(Records with drawing code)
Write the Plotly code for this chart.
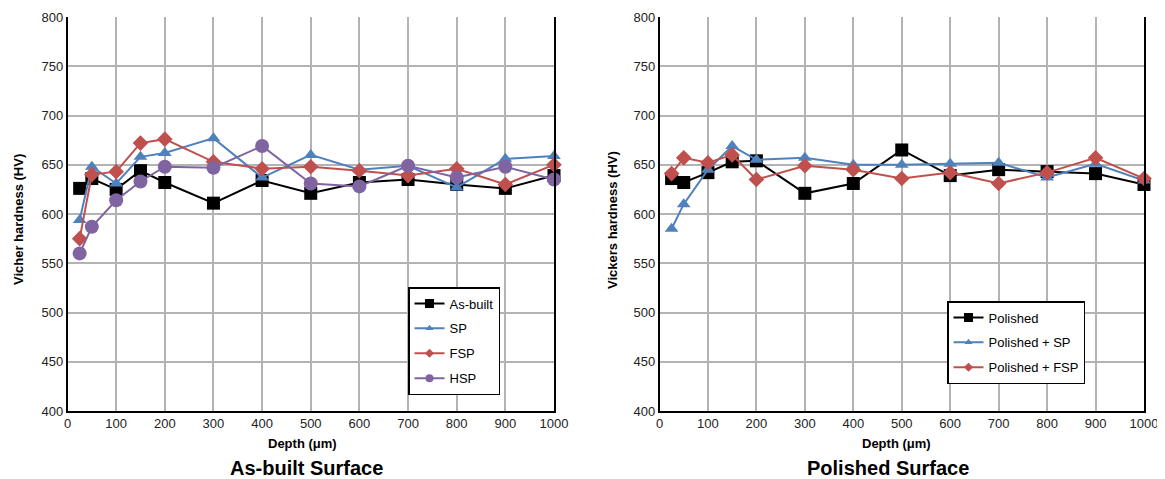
import plotly.graph_objects as go

depth = [25, 50, 100, 150, 200, 300, 400, 500, 600, 700, 800, 900, 1000]

as_built = [626, 636, 625, 644, 632, 611, 634, 621, 632, 635, 630, 626, 639]
sp = [594, 648, 631, 658, 662, 677, 637, 660, 645, 649, 627, 656, 659]
fsp = [575, 640, 643, 672, 676, 653, 646, 648, 644, 639, 646, 630, 650]
hsp = [560, 587, 614, 633, 648, 647, 669, 631, 628, 649, 637, 648, 635]

polished = [636, 632, 642, 653, 654, 621, 631, 665, 639, 645, 643, 641, 630]
polished_sp = [585, 610, 645, 669, 655, 657, 650, 650, 651, 652, 637, 651, 634]
polished_fsp = [641, 657, 652, 660, 635, 649, 645, 636, 642, 631, 642, 657, 636]

x_ticks = [0, 100, 200, 300, 400, 500, 600, 700, 800, 900, 1000]
y_ticks = [400, 450, 500, 550, 600, 650, 700, 750, 800]

BLACK = "#000000"
BLUE = "#4F81BD"
RED = "#C0504D"
PURPLE = "#8064A2"
FONT = "Liberation Sans, Arial, sans-serif"

# page has an 8px body margin; figure fills the rest of the 1165x479 window
OFF = 8
W, H = 1165 - OFF, 479 - OFF


def fx(px):
    return (px - OFF) / W


def fy(py):
    return 1 - (py - OFF) / H


fig = go.Figure()


def add(x, y, name, color, symbol, size, lsize, xa, ya, legend):
    fig.add_trace(go.Scatter(
        x=x, y=y, name=name, mode="lines+markers",
        line=dict(color=color, width=2),
        marker=dict(symbol=symbol, size=size, color=color),
        xaxis=xa, yaxis=ya, legend=legend, legendgroup=name,
        cliponaxis=False, showlegend=False,
    ))
    # legend entry with the small marker used in the reference legend
    fig.add_trace(go.Scatter(
        x=[None], y=[None], name=name, mode="lines+markers",
        line=dict(color=color, width=2),
        marker=dict(symbol=symbol, size=lsize, color=color),
        xaxis=xa, yaxis=ya, legend=legend, legendgroup=name,
        showlegend=True, hoverinfo="skip",
    ))


add(depth, as_built, "As-built", BLACK, "square", 13, 9, "x", "y", "legend")
add(depth, sp, "SP", BLUE, "triangle-up", 12, 7, "x", "y", "legend")
add(depth, fsp, "FSP", RED, "diamond", 12, 7, "x", "y", "legend")
add(depth, hsp, "HSP", PURPLE, "circle", 14, 8, "x", "y", "legend")

add(depth, polished, "Polished", BLACK, "square", 13, 9, "x2", "y2", "legend2")
add(depth, polished_sp, "Polished + SP", BLUE, "triangle-up", 12, 7, "x2", "y2", "legend2")
add(depth, polished_fsp, "Polished + FSP", RED, "diamond", 12, 7, "x2", "y2", "legend2")

xcommon = dict(range=[0, 1000], tickvals=x_ticks, showgrid=True, gridcolor="#b3b3b3",
               gridwidth=1.5, showline=True, linecolor="black", linewidth=1.5,
               ticks="", tickfont=dict(family=FONT, size=13, color="#222"),
               zeroline=False, fixedrange=True, automargin=False)
ycommon = dict(range=[400, 800], tickvals=y_ticks, showgrid=True, gridcolor="#b3b3b3",
               gridwidth=1.5, showline=True, linecolor="black", linewidth=1.5, mirror=True,
               ticks="", tickfont=dict(family=FONT, size=13, color="#222"),
               zeroline=False, fixedrange=True, domain=[fy(411), fy(17)], automargin=False)

fig.update_layout(
    width=W, height=H,
    margin=dict(l=0, r=0, t=0, b=0, autoexpand=False),
    paper_bgcolor="white", plot_bgcolor="white",
    font=dict(family=FONT, color="#000"),
    xaxis=dict(xcommon, domain=[fx(67.5), fx(554)], anchor="y"),
    yaxis=dict(ycommon, anchor="x"),
    xaxis2=dict(xcommon, domain=[fx(659.5), fx(1144)], anchor="y2"),
    yaxis2=dict(ycommon, anchor="x2"),
    legend=dict(x=fx(408), y=fy(287), xanchor="left", yanchor="top",
                bordercolor="black", borderwidth=1.5, bgcolor="white",
                font=dict(family=FONT, size=13), tracegroupgap=5),
    legend2=dict(x=fx(947), y=fy(301), xanchor="left", yanchor="top",
                 bordercolor="black", borderwidth=1.5, bgcolor="white",
                 font=dict(family=FONT, size=13), tracegroupgap=5),
    showlegend=True,
)

annos = [
    dict(text="Vicher hardness (HV)", x=fx(18), y=fy(220), textangle=-90,
         font=dict(size=13, family=FONT)),
    dict(text="Vickers hardness (HV)", x=fx(612), y=fy(220), textangle=-90,
         font=dict(size=13, family=FONT)),
    dict(text="Depth (μm)", x=fx(302), y=fy(443), font=dict(size=13, family=FONT)),
    dict(text="Depth (μm)", x=fx(896), y=fy(443), font=dict(size=13, family=FONT)),
    dict(text="As-built Surface", x=fx(306), y=fy(468), font=dict(size=20, family=FONT)),
    dict(text="Polished Surface", x=fx(888), y=fy(468), font=dict(size=20, family=FONT)),
]
for a in annos:
    a["text"] = "<b>" + a["text"] + "</b>"
    fig.add_annotation(xref="paper", yref="paper", showarrow=False,
                       xanchor="center", yanchor="middle", **a)

fig.write_html("out.html")
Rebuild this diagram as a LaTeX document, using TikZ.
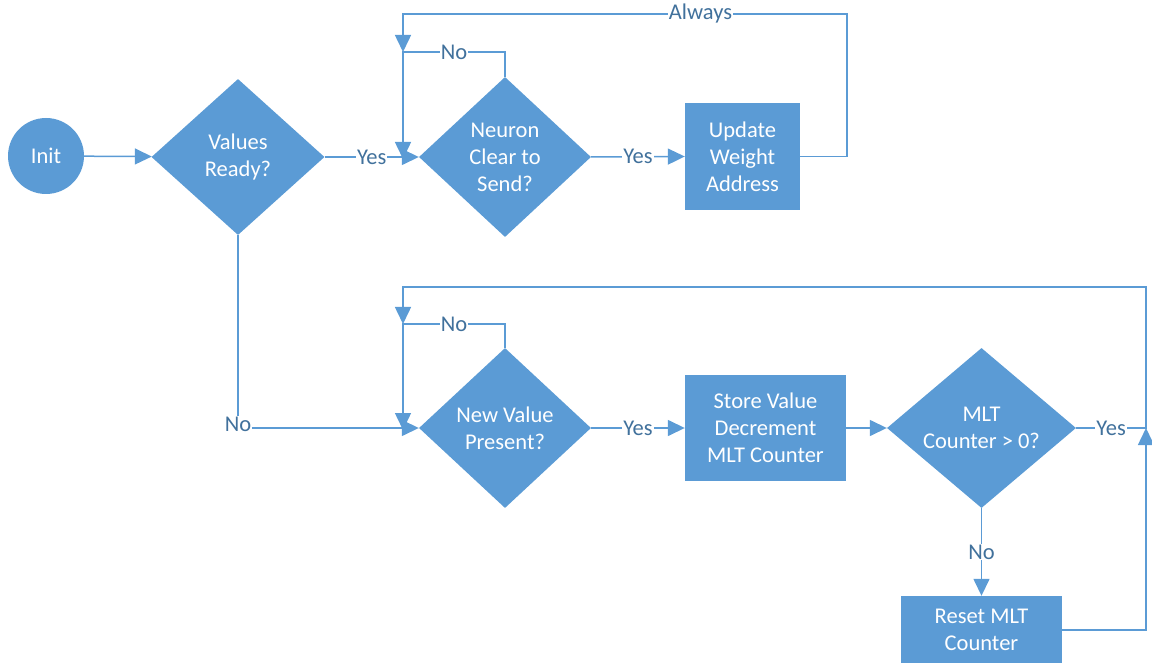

• **REQUIRED WORK**: Nothing in the entries should change as you copy them, except that the pictures are left out.

• **TASK RESULT**:
Write the Plotly code for this chart.
import plotly.graph_objects as go

depth = [25, 50, 100, 150, 200, 300, 400, 500, 600, 700, 800, 900, 1000]

as_built = [626, 636, 625, 644, 632, 611, 634, 621, 632, 635, 630, 626, 639]
sp = [594, 648, 631, 658, 662, 677, 637, 660, 645, 649, 627, 656, 659]
fsp = [575, 640, 643, 672, 676, 653, 646, 648, 644, 639, 646, 630, 650]
hsp = [560, 587, 614, 633, 648, 647, 669, 631, 628, 649, 637, 648, 635]

polished = [636, 632, 642, 653, 654, 621, 631, 665, 639, 645, 643, 641, 630]
polished_sp = [585, 610, 645, 669, 655, 657, 650, 650, 651, 652, 637, 651, 634]
polished_fsp = [641, 657, 652, 660, 635, 649, 645, 636, 642, 631, 642, 657, 636]

x_ticks = [0, 100, 200, 300, 400, 500, 600, 700, 800, 900, 1000]
y_ticks = [400, 450, 500, 550, 600, 650, 700, 750, 800]

BLACK = "#000000"
BLUE = "#4F81BD"
RED = "#C0504D"
PURPLE = "#8064A2"
FONT = "Liberation Sans, Arial, sans-serif"

# page has an 8px body margin; figure fills the rest of the 1165x479 window
OFF = 8
W, H = 1165 - OFF, 479 - OFF


def fx(px):
    return (px - OFF) / W


def fy(py):
    return 1 - (py - OFF) / H


fig = go.Figure()


def add(x, y, name, color, symbol, size, lsize, xa, ya, legend):
    fig.add_trace(go.Scatter(
        x=x, y=y, name=name, mode="lines+markers",
        line=dict(color=color, width=2),
        marker=dict(symbol=symbol, size=size, color=color),
        xaxis=xa, yaxis=ya, legend=legend, legendgroup=name,
        cliponaxis=False, showlegend=False,
    ))
    # legend entry with the small marker used in the reference legend
    fig.add_trace(go.Scatter(
        x=[None], y=[None], name=name, mode="lines+markers",
        line=dict(color=color, width=2),
        marker=dict(symbol=symbol, size=lsize, color=color),
        xaxis=xa, yaxis=ya, legend=legend, legendgroup=name,
        showlegend=True, hoverinfo="skip",
    ))


add(depth, as_built, "As-built", BLACK, "square", 13, 9, "x", "y", "legend")
add(depth, sp, "SP", BLUE, "triangle-up", 12, 7, "x", "y", "legend")
add(depth, fsp, "FSP", RED, "diamond", 12, 7, "x", "y", "legend")
add(depth, hsp, "HSP", PURPLE, "circle", 14, 8, "x", "y", "legend")

add(depth, polished, "Polished", BLACK, "square", 13, 9, "x2", "y2", "legend2")
add(depth, polished_sp, "Polished + SP", BLUE, "triangle-up", 12, 7, "x2", "y2", "legend2")
add(depth, polished_fsp, "Polished + FSP", RED, "diamond", 12, 7, "x2", "y2", "legend2")

xcommon = dict(range=[0, 1000], tickvals=x_ticks, showgrid=True, gridcolor="#b3b3b3",
               gridwidth=1.5, showline=True, linecolor="black", linewidth=1.5,
               ticks="", tickfont=dict(family=FONT, size=13, color="#222"),
               zeroline=False, fixedrange=True, automargin=False)
ycommon = dict(range=[400, 800], tickvals=y_ticks, showgrid=True, gridcolor="#b3b3b3",
               gridwidth=1.5, showline=True, linecolor="black", linewidth=1.5, mirror=True,
               ticks="", tickfont=dict(family=FONT, size=13, color="#222"),
               zeroline=False, fixedrange=True, domain=[fy(411), fy(17)], automargin=False)

fig.update_layout(
    width=W, height=H,
    margin=dict(l=0, r=0, t=0, b=0, autoexpand=False),
    paper_bgcolor="white", plot_bgcolor="white",
    font=dict(family=FONT, color="#000"),
    xaxis=dict(xcommon, domain=[fx(67.5), fx(554)], anchor="y"),
    yaxis=dict(ycommon, anchor="x"),
    xaxis2=dict(xcommon, domain=[fx(659.5), fx(1144)], anchor="y2"),
    yaxis2=dict(ycommon, anchor="x2"),
    legend=dict(x=fx(408), y=fy(287), xanchor="left", yanchor="top",
                bordercolor="black", borderwidth=1.5, bgcolor="white",
                font=dict(family=FONT, size=13), tracegroupgap=5),
    legend2=dict(x=fx(947), y=fy(301), xanchor="left", yanchor="top",
                 bordercolor="black", borderwidth=1.5, bgcolor="white",
                 font=dict(family=FONT, size=13), tracegroupgap=5),
    showlegend=True,
)

annos = [
    dict(text="Vicher hardness (HV)", x=fx(18), y=fy(220), textangle=-90,
         font=dict(size=13, family=FONT)),
    dict(text="Vickers hardness (HV)", x=fx(612), y=fy(220), textangle=-90,
         font=dict(size=13, family=FONT)),
    dict(text="Depth (μm)", x=fx(302), y=fy(443), font=dict(size=13, family=FONT)),
    dict(text="Depth (μm)", x=fx(896), y=fy(443), font=dict(size=13, family=FONT)),
    dict(text="As-built Surface", x=fx(306), y=fy(468), font=dict(size=20, family=FONT)),
    dict(text="Polished Surface", x=fx(888), y=fy(468), font=dict(size=20, family=FONT)),
]
for a in annos:
    a["text"] = "<b>" + a["text"] + "</b>"
    fig.add_annotation(xref="paper", yref="paper", showarrow=False,
                       xanchor="center", yanchor="middle", **a)

fig.write_html("out.html")
Rebuild this diagram as a LaTeX document, using TikZ.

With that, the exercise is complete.